500 babies: A new study explores social development from birth to age three

Photo credit: The Centre for Infant Cognition

To understand how we form friendships, distinguish what’s mean from what’s kind, and develop a sense of right and wrong, you need a place to start. At the Centre for Infant Cognition, that place is at the very start of life. With babies as participants, the Centre studies the development of moral and social behaviours.

Led by Dr. Kiley Hamlin, Canada Research Chair in Developmental Psychology, the researchers use puppet shows, videos, and interactive games to explore infants’ responses to social interactions and learn what they’re thinking about.

Now, the Centre is embarking on an ambitious new study to further understand babies’ social and moral development.

Raechel Drew, a PhD student working with Dr. Hamlin, discusses this research project, how to get involved, and what babies can teach us about morality.

What is this study about?

We are looking at babies’ social development from birth to age three. We want to know what babies understand about social interactions, when they develop a sense of “good” and “bad”, and how they learn to be prosocial individuals. Human society is based on our ability to successfully engage with others and to identify those who do not behave appropriately. We expect that babies already have a rudimentary understanding of many aspects of our social world from very early on in life. We’re interested to see how this early understanding gets deeper and more complex over time.

What can babies teach us about morality?

In past studies, we’ve shown babies puppet shows in which one character is helpful and another is unhelpful. When given the opportunity to interact with both characters, many babies choose the helpful one. However, it’s not entirely clear whether this preference is supported by a basic ability to discern “right” versus “wrong”, by early concern for others’ well-being, or whether it is driven primarily by self-interests. One way of addressing this is by exploring whether behaviours that may reflect babies’ abilities to judge appropriate social interactions correspond with other moral-like tendencies, such as prosocial behaviour and moral reasoning. We’re also interested in how these tendencies relate to other aspects of social development as children age.

What do you expect to find in this research?

We can’t know what we will find until we do the study, but we expect babies’ early judgements of others’ appropriate/inappropriate actions will be related to the development of empathy, expectations for fairness, prosociality, and moral reasoning as they grow up. We also expect that these sociomoral behaviours will be influenced by other aspects of social development and the features of the baby’s environment (for example, their relationships with their caregivers).

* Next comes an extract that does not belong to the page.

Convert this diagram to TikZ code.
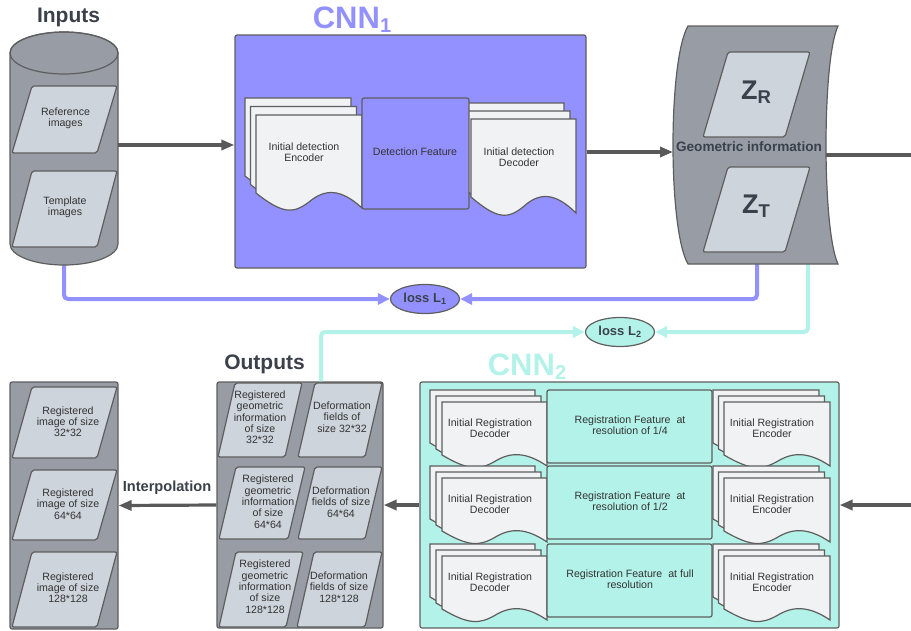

This project takes place over the course of three years. How will a baby’s upbringing and environment affect their morality? 

Sociomoral development is influenced by a number of factors—those that are specific to the child, features of the child’s environment, and a child’s interactions with their environment. We’re trying to understand how environmental influences work in conjunction with a child’s own capabilities over time to produce some of the earliest social behaviours.

What are your plans after the study is completed?

After recruiting and testing 500 babies, we’re going to need some rest! This an incredibly complex field of research, so I hope that our project will inspire further questions and investigations into more specific facets of social and moral development. In due time, we hope that some of our findings will be useful to educators, policy-makers, and caregivers.

Tell us about the study and how can parents and their babies take part?

“Development in a Complex Social World” is a long-term project where your child will take part in a number of activities from shortly after birth until they are three years old. During this time, you and your baby will meet our fun team of researchers every few months. We’ll track babies’ social development using puppet shows, interactive games, and questionnaires. Participating families will be enrolled in regular draws for $250 gift certificates for local baby shops.